Il existe clairement, en France, une tentation populiste de remise en cause de l’Etat de droit, comme partout en Europe. Bruno Retailleau, le ministre de l’intérieur, a été jusqu’à estimer [le 8 février, dans Le Journal du dimanche] que l’Etat de droit n’était « pas intangible, ni sacré » et qu’il y avait des règles de droit qui « entravent » le fonctionnement de l’Etat. Son prédécesseur, Gérald Darmanin, a régulièrement critiqué les décisions de justice et a même parfois passé outre. On a vu surtout, après la condamnation, le 31 mars, de Marine Le Pen à une peine d’inéligibilité de cinq ans, une levée de boucliers d’une partie significative de la classe politique, rejointe par l’internationale des leaders populistes – Donald Trump, Viktor Orban, Javier Milei…

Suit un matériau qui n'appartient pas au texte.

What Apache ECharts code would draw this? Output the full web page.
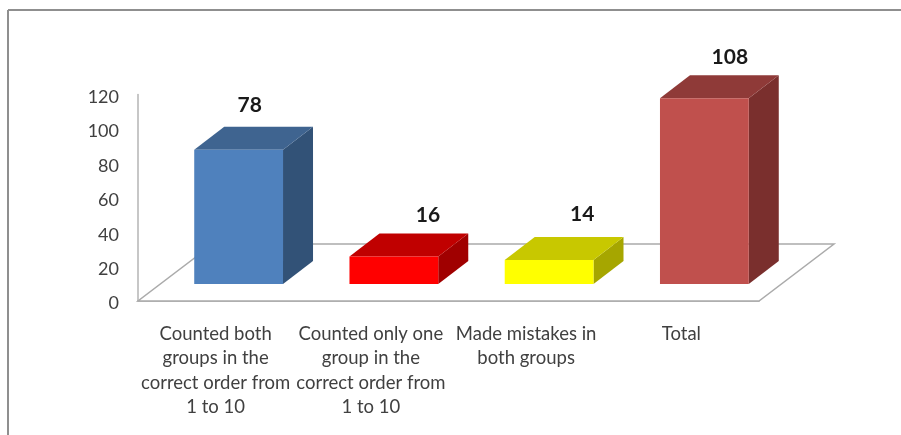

Affaiblir l’Etat de droit, c’est d’abord critiquer la justice. Les dirigeants populistes – relayés par des médias souvent complaisants – prennent ainsi à témoin l’opinion publique pour opposer la légitimité des élus à la légitimité de ceux qui ont pour mission d’appliquer la loi. Cette tension entre le politique et le judiciaire sape l’Etat de droit. La menace qui pèse alors sur les juges n’est pas théorique, comme on l’a vu récemment avec l’arrestation d’une juge du Wisconsin qui s’opposait à la politique de Donald Trump. C’est un précédent gravissime, qui montre que les Etats-unis ont bien basculé dans l’illibéralisme.
Comment analysez-vous la menace populiste ?
La menace, c’est l’instrumentalisation d’une opposition entre le peuple et des élites qui accapareraient le pouvoir. Il y a un populisme de droite, incarné par le Rassemblement national (RN), qui entend représenter le peuple pour s’opposer aux élites technocratiques, intellectuelles, parisiennes. Il s’appuie sur un sentiment de déclassement, d’injustice, pour asseoir une mainmise conservatrice et autoritaire autour d’un discours national, souvent discriminatoire. Ce populisme de droite rejette la vision universaliste des droits de l’homme et part du principe que les droits doivent être garantis au bénéfice des seuls nationaux.
Il existe aussi un populisme de gauche qui oppose, lui, le peuple aux élites de l’argent, de l’oligarchie, de ceux qui accaparent les outils de production. Il n’est pas moins dangereux. L’exemple du Venezuela est assez manifeste : sous couvert de la volonté populaire ont été mis en place des mécanismes violents de contrainte. La France insoumise répond pour l’essentiel à cette définition du populisme de gauche, qu’il s’agisse de la grille de lecture adoptée par le parti, de la rhétorique de ses membres ou de la prépondérance de son leader.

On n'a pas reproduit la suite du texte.